Harvard Business Review reports that CSOs today play a “board-level strategic role”, often shaping investor relations and product innovation alike
Integrating innovation and sustainability in leadership
Innovation and sustainability are not competing priorities, they are mutually reinforcing. Sustainability goals demand innovation in materials, processes, logistics, and employee behavior. Meanwhile, innovative companies often lead in ESG performance because they’re faster to adopt responsible practices and technologies.
A cohesive C-suite needs to build a common narrative where transformation, experience, and sustainability are linked to business outcomes, talent attraction and market differentiation.
Despite their value, these roles often face barriers, like, for example:
Overlapping with existing functions (e.g., COO, CMO, CHRO)
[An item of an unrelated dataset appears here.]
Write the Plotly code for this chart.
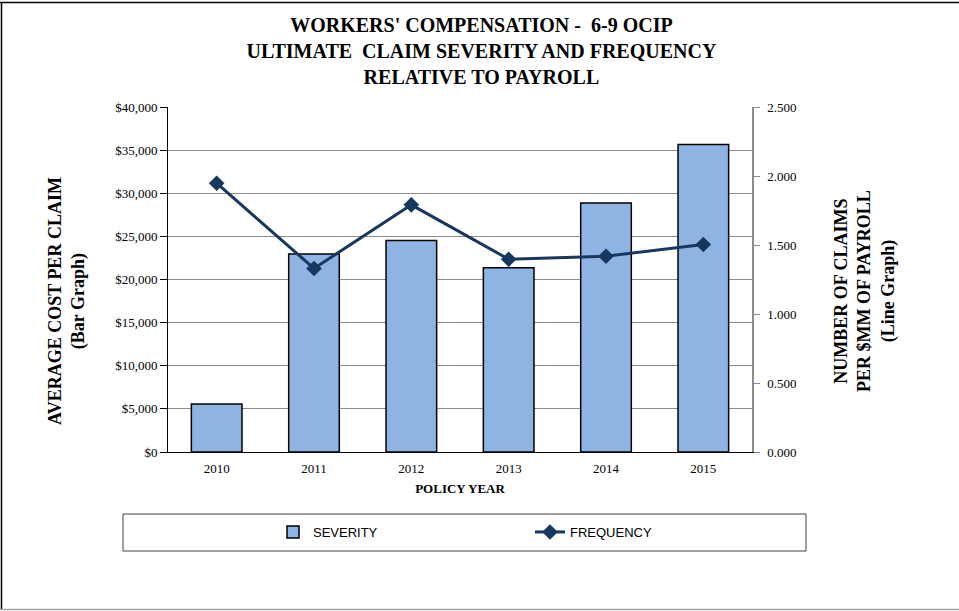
import plotly.graph_objects as go

# Policy years and the two measures plotted against them
years = ["2010", "2011", "2012", "2013", "2014", "2015"]
severity = [5560, 22970, 24520, 21350, 28880, 35640]        # average cost per claim ($)
frequency = [1.948, 1.330, 1.791, 1.397, 1.419, 1.504]      # claims per $MM of payroll

W, H = 959, 611
L, R, T, B = 168, 207, 107, 159
PW, PH = W - L - R, H - T - B


def px_x(x):
    """Pixel column -> paper x."""
    return (x - L) / PW


def px_y(y):
    """Pixel row -> paper y."""
    return (H - B - y) / PH


SERIF = "Liberation Serif"
SANS = "Liberation Sans"
BAR_FILL = "#8DB4E2"
LINE_COL = "#17375E"
GRID = "#8C8C8C"

fig = go.Figure()

fig.add_trace(go.Bar(
    x=years, y=severity, name="SEVERITY",
    marker=dict(color=BAR_FILL, line=dict(color="#000000", width=1.5)),
    yaxis="y",
))
fig.add_trace(go.Scatter(
    x=years, y=frequency, name="FREQUENCY", mode="lines+markers",
    line=dict(color=LINE_COL, width=3),
    marker=dict(symbol="diamond", size=12, color=LINE_COL),
    yaxis="y2",
))

fig.update_layout(
    width=W, height=H,
    margin=dict(l=L, r=R, t=T, b=B),
    paper_bgcolor="white", plot_bgcolor="white",
    bargap=0.48,
    title=dict(
        text="<b>WORKERS' COMPENSATION -  6-9 OCIP<br>ULTIMATE  CLAIM SEVERITY AND FREQUENCY<br>RELATIVE TO PAYROLL</b>",
        x=0.502, xanchor="center", y=1 - 32 / H, yanchor="middle",
        font=dict(family=SERIF, size=20, color="#000000"),
    ),
    xaxis=dict(
        type="category",
        showline=True, linecolor="#000000", linewidth=1,
        ticks="", showgrid=False, ticklabelstandoff=4,
        tickfont=dict(family=SERIF, size=13, color="#000000"),
        title=dict(text="<b>POLICY YEAR</b>", standoff=9,
                   font=dict(family=SERIF, size=13, color="#000000")),
    ),
    yaxis=dict(
        range=[0, 40000], dtick=5000, tickformat="$,.0f",
        showline=True, linecolor="#000000", linewidth=1,
        ticks="outside", ticklen=7, tickcolor="#000000",
        showgrid=True, gridcolor=GRID, gridwidth=1, zeroline=False,
        tickfont=dict(family=SERIF, size=13, color="#000000"),
    ),
    yaxis2=dict(
        range=[0, 2.5], dtick=0.5, tickformat=".3f",
        overlaying="y", side="right",
        showline=True, linecolor=GRID, linewidth=1.5,
        ticks="outside", ticklen=6, tickcolor=GRID,
        showgrid=False, zeroline=False, ticklabelstandoff=5,
        tickfont=dict(family=SERIF, size=13, color="#000000"),
    ),
    legend=dict(
        orientation="h",
        x=px_x(273), xanchor="left",
        y=px_y(532), yanchor="middle",
        entrywidth=212, entrywidthmode="pixels",
        font=dict(family=SANS, size=13, color="#000000"),
        bgcolor="rgba(0,0,0,0)", borderwidth=0,
    ),
    showlegend=True,
)

# Axis titles
fig.add_annotation(
    text="<b>AVERAGE COST PER CLAIM<br>(Bar Graph)</b>",
    xref="paper", yref="paper", x=px_x(67), y=px_y(301),
    xanchor="center", yanchor="middle", textangle=-90, showarrow=False,
    font=dict(family=SERIF, size=18, color="#000000"),
)
fig.add_annotation(
    text="<b>NUMBER OF CLAIMS<br>PER $MM OF PAYROLL<br>(Line Graph)</b>",
    xref="paper", yref="paper", x=px_x(865), y=px_y(291),
    xanchor="center", yanchor="middle", textangle=-90, showarrow=False,
    font=dict(family=SERIF, size=18, color="#000000"),
)

# Legend frame
fig.add_shape(type="rect", xref="paper", yref="paper",
              x0=px_x(123), x1=px_x(806), y0=px_y(551), y1=px_y(514),
              line=dict(color="#404040", width=1), layer="below")

# Outer chart border
fig.add_shape(type="line", xref="paper", yref="paper",
              x0=px_x(0), x1=px_x(W), y0=px_y(2.5), y1=px_y(2.5),
              line=dict(color="#000000", width=1.5))
fig.add_shape(type="line", xref="paper", yref="paper",
              x0=px_x(1.5), x1=px_x(1.5), y0=px_y(2), y1=px_y(609.5),
              line=dict(color="#000000", width=1.5))
fig.add_shape(type="line", xref="paper", yref="paper",
              x0=px_x(0), x1=px_x(W), y0=px_y(609.5), y1=px_y(609.5),
              line=dict(color="#A6A6A6", width=1.5))

fig.write_html("out.html")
Facing resistance to cultural change
Having difficulties measuring impact in short financial cycles
To succeed, organizations must clearly define responsibilities, align KPIs with cross-functional goals, and empower these leaders with real decision-making authority.
The future of executive leadership
As stakeholder capitalism grows, leadership will need to be more transparent, responsive, and inclusive than ever before. We can even expect new and more specialized roles to emerge, such as Chief Purpose Officer, Chief Ethics and Trust Officer, or Chief AI & Data Ethics Officer.
But, no matter the role, one thing is clear, organizations should begin developing internal pipelines for these roles today, integrating sustainability, innovation, and experience into leadership development programs and succession planning.
Future C-suite leaders must:
Be systems thinkers with tech fluency
Understand ESG frameworks and stakeholder engagement
Excel in collaboration, storytelling, and change navigation
All in all, the C-suite is no longer a static leadership circle. Companies are embracing new emerging roles not just to fill gaps, but to lead with relevance, resilience, and responsibility.
Organizations that evolve their leadership teams accordingly are not just adapting to change, they are defining the future of sustainable business performance.